Keselamatan Produk : Kepastian Perlindungan Konsumen
Tinjauan dari Aspek Keselamatan Konsumen
Berbicara tentang perlindungan konsumen, terdapat Undang-Undang No. 8 yang telah disahkan oleh Presiden B.J. Habibie dan diundangkan oleh Akbar Tandjung selaku Menteri Negara Sekretaris Negara Republik Indonesia kala itu, tepatnya pada tanggal 20 April tahun 1999.
Baca juga:
- standar rambu K3
- Standar warna helm safety
- 61 Rambu K3 Larangan
- Koleksi desain produk yang buruk
- 7 Warna Keselamatan Kerja
Sejak mulai diundangkan sampai saat ini (lebih dari 20 tahun), masih banyak masyarakat dan juga pelaku usaha yang belum mengetahui hak dan kewajibannya sebagai konsumen maupun pelaku usaha sebagaimana diatur dalam Undang Undang Perlindungan Konsumen (UUPK).

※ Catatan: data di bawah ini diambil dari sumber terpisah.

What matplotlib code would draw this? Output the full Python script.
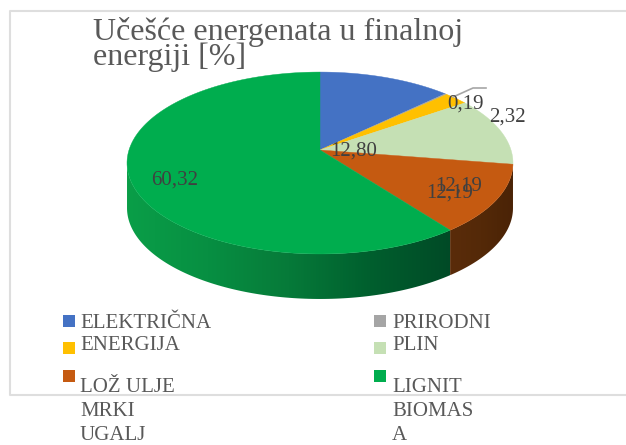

Sebelum lebih jauh membahas hal diatas, terlebih dahulu kita memahami apa sih maksud dari perlindungan konsumen?
Daftar Isi
Perlindungan Konsumen
Perlindungan konsumen adalah segala upaya yang menjamin adanya kepastian hukum untuk memberi perlindungan kepala konsumen. Dalam pasal 3 UU No. 8 tahun 1999, Perlindungan konsumen bertujuan untuk:
- meningkatkan kesadaran, kemampuan dan kemandirian konsumen untuk melindungi diri;
- mengangkat harkat dan martabat konsumen dengan cara menghindarkannya dari akses negatif pemakaian barang dan/atau jasa;
- meningkatkan pemberdayaan konsumen dalam memilih, menentukan, dan menuntut hak-haknya sebagai konsumen;
- menciptakan sistem perlindungan konsumen yang mengandung unsur kepastian hukum dan keterbukaan informasi serta akses untuk mendapatkan informasi;
- menumbuhkan kesadaran pelaku usaha mengenai pentingnya perlindungan konsumen sehingga tumbuh sikap yang jujur dan bertanggung jawab dalam berusaha;
- meningkatkan kualitas barang dan/atau jasa yang menjamin kelangsungan usaha produksi barang dan/atau jasa, kesehatan, kenyamanan, keamanan, dan keselamatan.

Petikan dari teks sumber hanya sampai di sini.